In recent years, tipping has expanded beyond restaurants and into many parts of everyday life. At coffee shops, takeout counters, food trucks, and even self-checkout screens, customers are prompted to leave 20% or more before completing a payment. In some cases, the suggested options start at a high percentage, which can make skipping the tip feel awkward. Tipping used to be seen as a simple way to show gratitude, but now many customers feel like they are expected to tip in almost every transaction. This noticeable shift raises an important question: Should tipping culture in the United States be reformed?
Originally, tipping had a clear and specific purpose, with a long history in the United States. According to TIME Magazine, tipping became common in the United States in the late 1800s after wealthy Americans brought the custom back from Europe. After the Civil War, some businesses began relying on tips instead of paying workers full wages, which helped spread the system in service jobs. In a full-service restaurant today, servers are often paid a lower base wage and depend on tips as an important part of their income. In that context, tipping can seem practical. Customers can recognize attentive or friendly service staff and show their appreciation. It also allows servers to earn more when they provide a positive dining experience. This creates a direct relationship between effort and reward. Although this system is not perfect, it is closely tied to service quality and customer satisfaction.

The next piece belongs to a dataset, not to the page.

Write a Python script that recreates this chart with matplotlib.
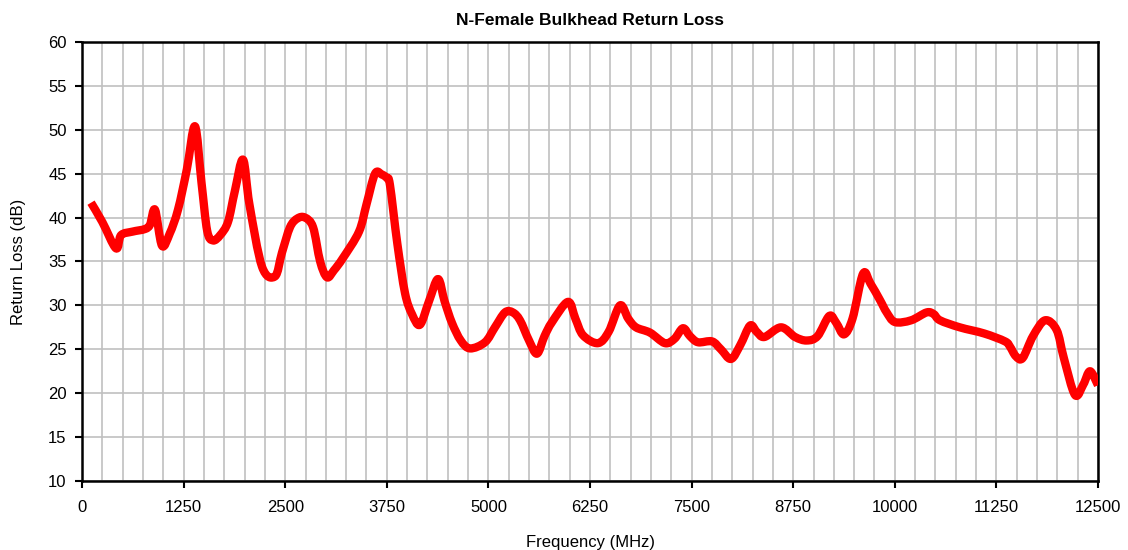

However, tipping now appears in situations where little or no personalized service is involved. Customers are asked to tip when they order on a screen or buy a simple item at a counter. Digital screens frequently suggest high percentages automatically, which can subtly pressure consumers to choose one rather than select no tip. Over time, instead of feeling appreciative, more people feel uncertain, uncomfortable, or even resentful.
The deeper issue is not whether workers deserve fair pay. Many workers rely on tips to support themselves. The real concern is that tipping increasingly becomes a way for some businesses to rely on customers to cover wage gaps. According to the U.S. Department of Labor, federal law allows employers to pay tipped workers a base wage as low as $2.13 per hour if their tips make up the rest of the minimum wage. Because of this system, companies may expect customer tips to address this problem instead of raising base wages. As a result, the responsibility shifts from employers to consumers. For service workers, their income becomes unstable because it depends on factors that they cannot control, such as customer behavior and daily traffic.
In conclusion, reform does not mean eliminating tipping. This issue could be improved by increasing wage transparency, raising base pay where necessary, and limiting tipping prompts to services that truly go beyond expectations. Tipping should be a choice for customers, but not a required step for every transaction. If fairness for both workers and consumers is a goal, then the current system should be reformed.